▼▼▼

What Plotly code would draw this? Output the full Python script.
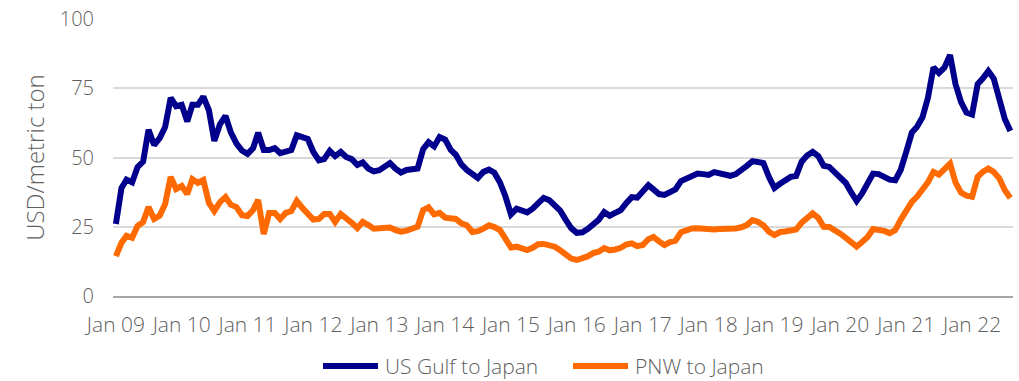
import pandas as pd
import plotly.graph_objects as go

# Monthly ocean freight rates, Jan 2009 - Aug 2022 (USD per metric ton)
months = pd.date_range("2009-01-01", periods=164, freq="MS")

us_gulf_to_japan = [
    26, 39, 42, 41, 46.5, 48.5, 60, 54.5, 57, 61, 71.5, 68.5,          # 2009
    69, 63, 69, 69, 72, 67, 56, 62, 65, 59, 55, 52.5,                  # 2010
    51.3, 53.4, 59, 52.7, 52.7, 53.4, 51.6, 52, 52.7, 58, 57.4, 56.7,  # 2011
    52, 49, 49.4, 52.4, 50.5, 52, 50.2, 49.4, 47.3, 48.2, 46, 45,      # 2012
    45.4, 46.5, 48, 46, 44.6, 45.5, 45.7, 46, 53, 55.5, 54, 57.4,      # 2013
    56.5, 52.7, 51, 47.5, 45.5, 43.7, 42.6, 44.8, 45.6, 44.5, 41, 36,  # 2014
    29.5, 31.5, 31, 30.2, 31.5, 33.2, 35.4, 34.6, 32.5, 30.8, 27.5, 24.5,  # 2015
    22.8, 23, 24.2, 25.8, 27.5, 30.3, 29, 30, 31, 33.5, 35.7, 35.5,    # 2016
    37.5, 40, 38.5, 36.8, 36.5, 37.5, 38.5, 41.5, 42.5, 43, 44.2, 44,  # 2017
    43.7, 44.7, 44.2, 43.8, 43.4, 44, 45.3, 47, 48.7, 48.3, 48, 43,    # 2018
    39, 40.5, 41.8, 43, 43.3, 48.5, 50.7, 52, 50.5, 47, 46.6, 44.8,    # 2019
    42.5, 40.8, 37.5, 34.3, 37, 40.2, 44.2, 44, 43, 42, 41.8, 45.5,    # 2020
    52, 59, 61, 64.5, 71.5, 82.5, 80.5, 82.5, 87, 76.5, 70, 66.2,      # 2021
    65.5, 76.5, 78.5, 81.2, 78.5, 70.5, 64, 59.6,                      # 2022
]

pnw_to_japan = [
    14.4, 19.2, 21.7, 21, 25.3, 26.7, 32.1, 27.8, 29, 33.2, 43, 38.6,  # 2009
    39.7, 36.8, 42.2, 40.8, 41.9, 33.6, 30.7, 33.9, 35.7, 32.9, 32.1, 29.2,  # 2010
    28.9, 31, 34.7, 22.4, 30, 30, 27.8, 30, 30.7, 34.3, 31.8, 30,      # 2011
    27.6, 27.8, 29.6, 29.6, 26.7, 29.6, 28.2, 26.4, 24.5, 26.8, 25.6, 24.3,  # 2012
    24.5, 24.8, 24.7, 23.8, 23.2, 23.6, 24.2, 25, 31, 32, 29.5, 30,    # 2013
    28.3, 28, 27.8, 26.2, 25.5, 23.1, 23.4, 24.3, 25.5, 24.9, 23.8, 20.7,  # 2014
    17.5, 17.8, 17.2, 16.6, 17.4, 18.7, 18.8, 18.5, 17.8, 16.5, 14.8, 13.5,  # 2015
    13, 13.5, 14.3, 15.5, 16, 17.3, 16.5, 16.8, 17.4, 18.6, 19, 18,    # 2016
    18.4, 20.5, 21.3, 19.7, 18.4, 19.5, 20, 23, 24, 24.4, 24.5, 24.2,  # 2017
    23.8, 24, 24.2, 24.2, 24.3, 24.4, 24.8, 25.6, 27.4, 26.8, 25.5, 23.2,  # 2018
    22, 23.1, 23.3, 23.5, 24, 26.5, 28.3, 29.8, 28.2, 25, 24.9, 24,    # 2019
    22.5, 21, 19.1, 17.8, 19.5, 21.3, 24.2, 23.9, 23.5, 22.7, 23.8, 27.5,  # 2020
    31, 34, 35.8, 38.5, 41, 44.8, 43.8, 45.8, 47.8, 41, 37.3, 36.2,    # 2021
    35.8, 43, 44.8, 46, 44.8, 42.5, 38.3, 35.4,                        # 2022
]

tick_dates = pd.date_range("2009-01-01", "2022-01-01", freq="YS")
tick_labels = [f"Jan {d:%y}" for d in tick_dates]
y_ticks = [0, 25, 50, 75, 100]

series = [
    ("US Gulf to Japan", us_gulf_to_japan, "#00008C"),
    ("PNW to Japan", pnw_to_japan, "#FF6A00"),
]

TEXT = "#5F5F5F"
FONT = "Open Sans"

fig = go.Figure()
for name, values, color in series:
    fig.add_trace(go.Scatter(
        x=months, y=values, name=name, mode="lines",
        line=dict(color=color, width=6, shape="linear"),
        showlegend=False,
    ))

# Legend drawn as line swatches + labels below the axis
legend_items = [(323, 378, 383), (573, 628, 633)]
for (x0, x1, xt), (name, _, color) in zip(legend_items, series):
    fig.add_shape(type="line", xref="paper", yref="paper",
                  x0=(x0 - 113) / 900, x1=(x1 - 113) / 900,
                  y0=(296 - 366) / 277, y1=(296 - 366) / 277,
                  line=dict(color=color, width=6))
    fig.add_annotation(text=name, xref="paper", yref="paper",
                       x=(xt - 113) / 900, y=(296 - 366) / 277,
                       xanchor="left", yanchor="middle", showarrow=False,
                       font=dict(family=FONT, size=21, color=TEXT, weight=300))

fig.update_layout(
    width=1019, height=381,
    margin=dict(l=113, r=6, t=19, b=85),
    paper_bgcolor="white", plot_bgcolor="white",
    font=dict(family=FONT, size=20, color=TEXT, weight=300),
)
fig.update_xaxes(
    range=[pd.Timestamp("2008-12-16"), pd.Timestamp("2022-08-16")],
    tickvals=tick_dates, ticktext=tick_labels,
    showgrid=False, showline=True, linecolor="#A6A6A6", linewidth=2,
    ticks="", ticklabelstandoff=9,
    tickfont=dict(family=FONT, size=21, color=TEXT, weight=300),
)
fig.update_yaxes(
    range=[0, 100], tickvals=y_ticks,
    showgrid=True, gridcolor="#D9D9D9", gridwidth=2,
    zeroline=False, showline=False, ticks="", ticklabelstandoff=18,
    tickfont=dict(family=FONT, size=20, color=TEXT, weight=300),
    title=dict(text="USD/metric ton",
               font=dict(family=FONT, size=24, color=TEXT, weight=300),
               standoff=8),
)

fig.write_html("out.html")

▲▲▲
▼▼▼

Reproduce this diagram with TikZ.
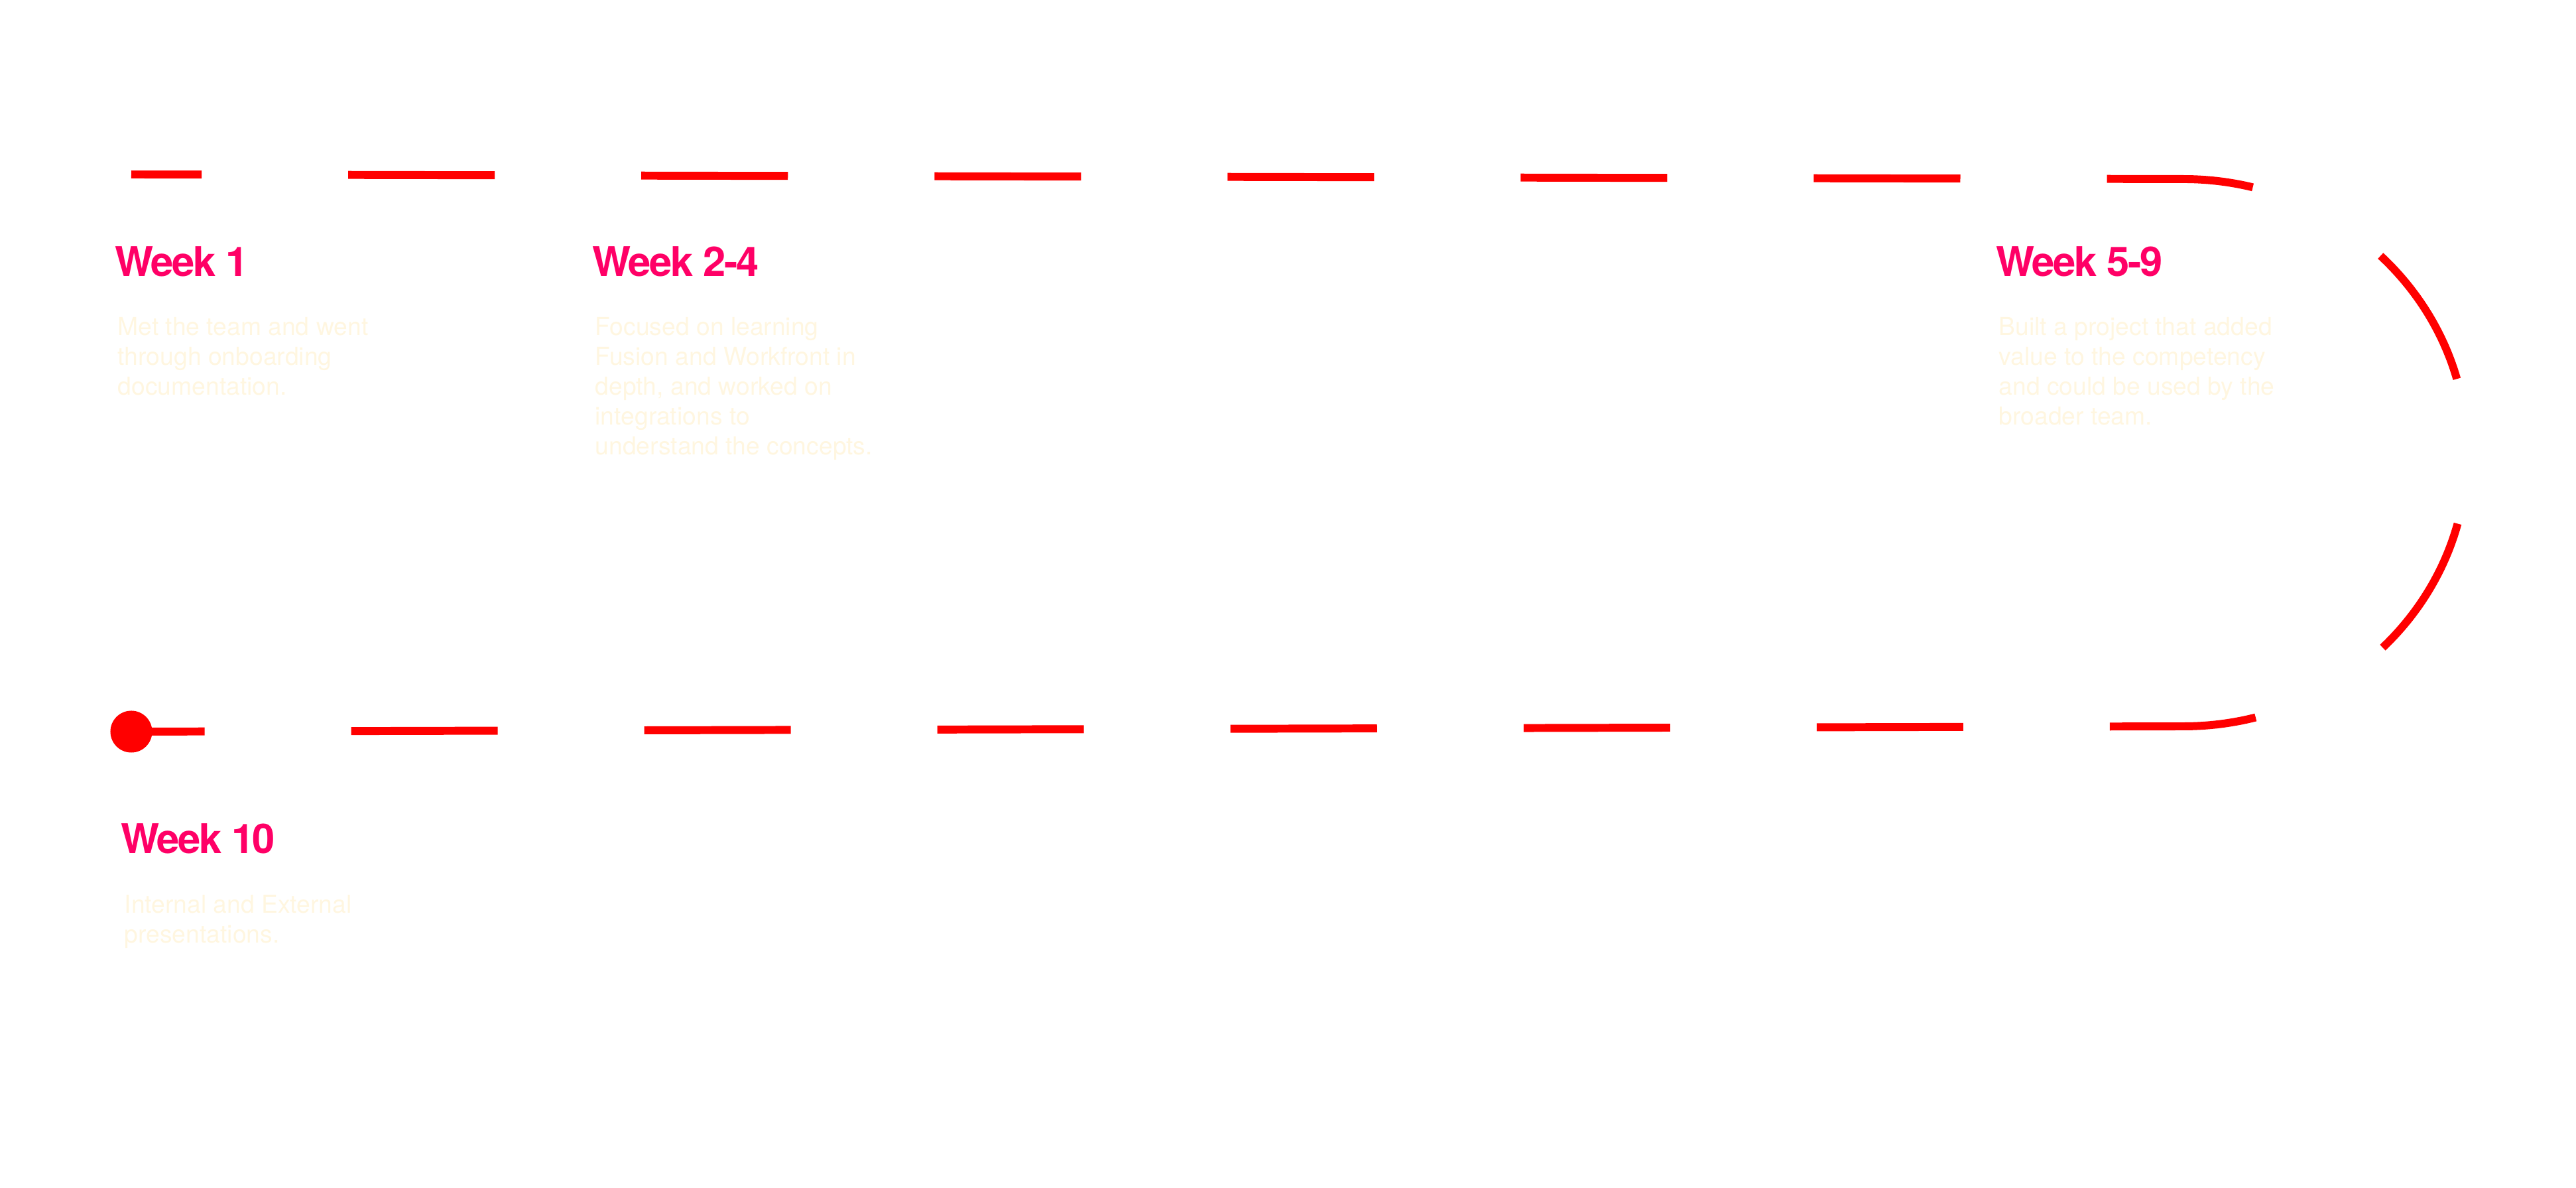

▲▲▲

Copy out every line from the records that has the word "this".

- **Answer for the task**:
What Plotly code would draw this? Output the full Python script.
Reproduce this diagram with TikZ.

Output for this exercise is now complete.